** Start Supplied entries **

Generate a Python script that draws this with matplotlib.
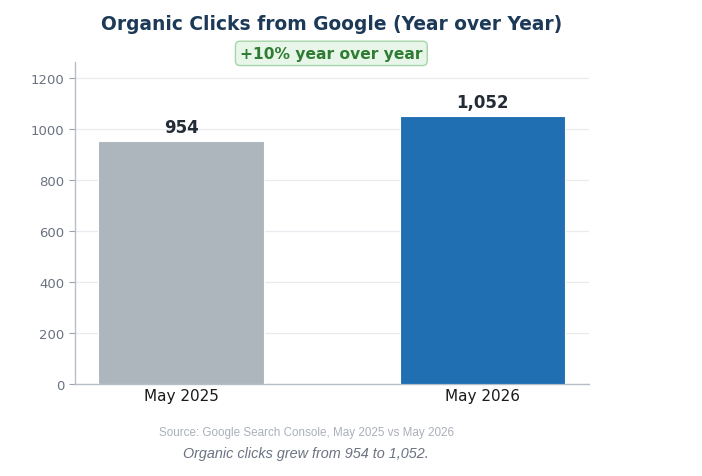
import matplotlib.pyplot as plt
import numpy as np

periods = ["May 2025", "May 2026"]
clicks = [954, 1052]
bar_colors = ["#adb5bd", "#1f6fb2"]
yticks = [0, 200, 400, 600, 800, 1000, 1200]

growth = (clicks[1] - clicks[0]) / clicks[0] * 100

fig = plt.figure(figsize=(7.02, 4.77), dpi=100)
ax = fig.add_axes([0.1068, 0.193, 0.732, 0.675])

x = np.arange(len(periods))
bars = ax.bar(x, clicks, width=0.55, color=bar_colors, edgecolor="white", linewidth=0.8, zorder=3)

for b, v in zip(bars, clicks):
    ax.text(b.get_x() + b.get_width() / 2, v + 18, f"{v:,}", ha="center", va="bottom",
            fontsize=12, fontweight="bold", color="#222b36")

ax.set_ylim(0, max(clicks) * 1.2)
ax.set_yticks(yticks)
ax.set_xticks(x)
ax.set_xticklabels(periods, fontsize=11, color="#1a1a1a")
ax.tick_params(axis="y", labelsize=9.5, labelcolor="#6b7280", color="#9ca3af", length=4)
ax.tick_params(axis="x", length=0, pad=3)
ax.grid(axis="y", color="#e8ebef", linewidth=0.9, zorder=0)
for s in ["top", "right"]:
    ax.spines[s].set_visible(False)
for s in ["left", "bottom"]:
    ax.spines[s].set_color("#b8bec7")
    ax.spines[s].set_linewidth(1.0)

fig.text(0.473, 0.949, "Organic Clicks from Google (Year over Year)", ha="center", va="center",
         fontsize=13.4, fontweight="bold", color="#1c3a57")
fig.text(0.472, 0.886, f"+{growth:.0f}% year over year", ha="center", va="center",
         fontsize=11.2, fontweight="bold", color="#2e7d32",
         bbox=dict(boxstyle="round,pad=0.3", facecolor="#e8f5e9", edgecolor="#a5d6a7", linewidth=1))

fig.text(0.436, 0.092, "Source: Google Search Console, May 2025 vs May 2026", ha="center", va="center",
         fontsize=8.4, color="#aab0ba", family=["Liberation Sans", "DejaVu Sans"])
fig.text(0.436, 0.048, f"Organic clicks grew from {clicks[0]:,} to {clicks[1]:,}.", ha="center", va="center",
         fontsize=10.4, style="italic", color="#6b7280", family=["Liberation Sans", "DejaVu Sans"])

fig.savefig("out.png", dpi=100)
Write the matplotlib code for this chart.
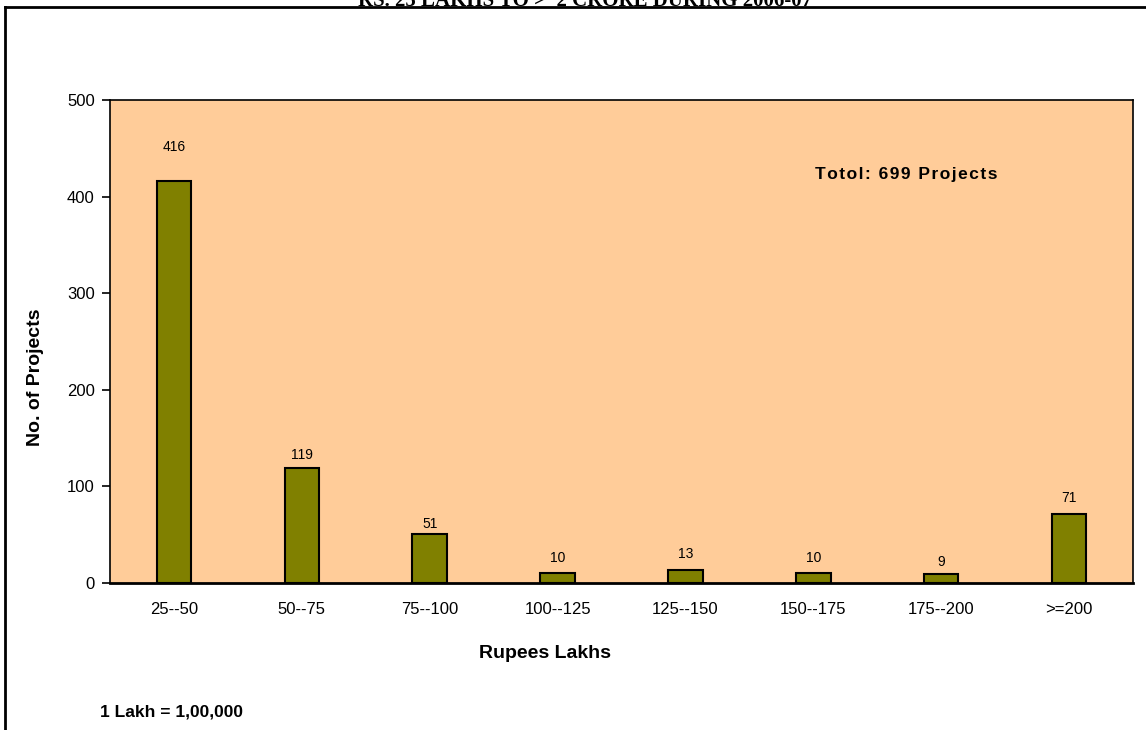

** End Supplied entries **

Exercise ▸ Return all the entries word for word, but omit any pictures they contain.

Answer ▸
Generate a Python script that draws this with matplotlib.
import matplotlib.pyplot as plt
import numpy as np

periods = ["May 2025", "May 2026"]
clicks = [954, 1052]
bar_colors = ["#adb5bd", "#1f6fb2"]
yticks = [0, 200, 400, 600, 800, 1000, 1200]

growth = (clicks[1] - clicks[0]) / clicks[0] * 100

fig = plt.figure(figsize=(7.02, 4.77), dpi=100)
ax = fig.add_axes([0.1068, 0.193, 0.732, 0.675])

x = np.arange(len(periods))
bars = ax.bar(x, clicks, width=0.55, color=bar_colors, edgecolor="white", linewidth=0.8, zorder=3)

for b, v in zip(bars, clicks):
    ax.text(b.get_x() + b.get_width() / 2, v + 18, f"{v:,}", ha="center", va="bottom",
            fontsize=12, fontweight="bold", color="#222b36")

ax.set_ylim(0, max(clicks) * 1.2)
ax.set_yticks(yticks)
ax.set_xticks(x)
ax.set_xticklabels(periods, fontsize=11, color="#1a1a1a")
ax.tick_params(axis="y", labelsize=9.5, labelcolor="#6b7280", color="#9ca3af", length=4)
ax.tick_params(axis="x", length=0, pad=3)
ax.grid(axis="y", color="#e8ebef", linewidth=0.9, zorder=0)
for s in ["top", "right"]:
    ax.spines[s].set_visible(False)
for s in ["left", "bottom"]:
    ax.spines[s].set_color("#b8bec7")
    ax.spines[s].set_linewidth(1.0)

fig.text(0.473, 0.949, "Organic Clicks from Google (Year over Year)", ha="center", va="center",
         fontsize=13.4, fontweight="bold", color="#1c3a57")
fig.text(0.472, 0.886, f"+{growth:.0f}% year over year", ha="center", va="center",
         fontsize=11.2, fontweight="bold", color="#2e7d32",
         bbox=dict(boxstyle="round,pad=0.3", facecolor="#e8f5e9", edgecolor="#a5d6a7", linewidth=1))

fig.text(0.436, 0.092, "Source: Google Search Console, May 2025 vs May 2026", ha="center", va="center",
         fontsize=8.4, color="#aab0ba", family=["Liberation Sans", "DejaVu Sans"])
fig.text(0.436, 0.048, f"Organic clicks grew from {clicks[0]:,} to {clicks[1]:,}.", ha="center", va="center",
         fontsize=10.4, style="italic", color="#6b7280", family=["Liberation Sans", "DejaVu Sans"])

fig.savefig("out.png", dpi=100)
Write the matplotlib code for this chart.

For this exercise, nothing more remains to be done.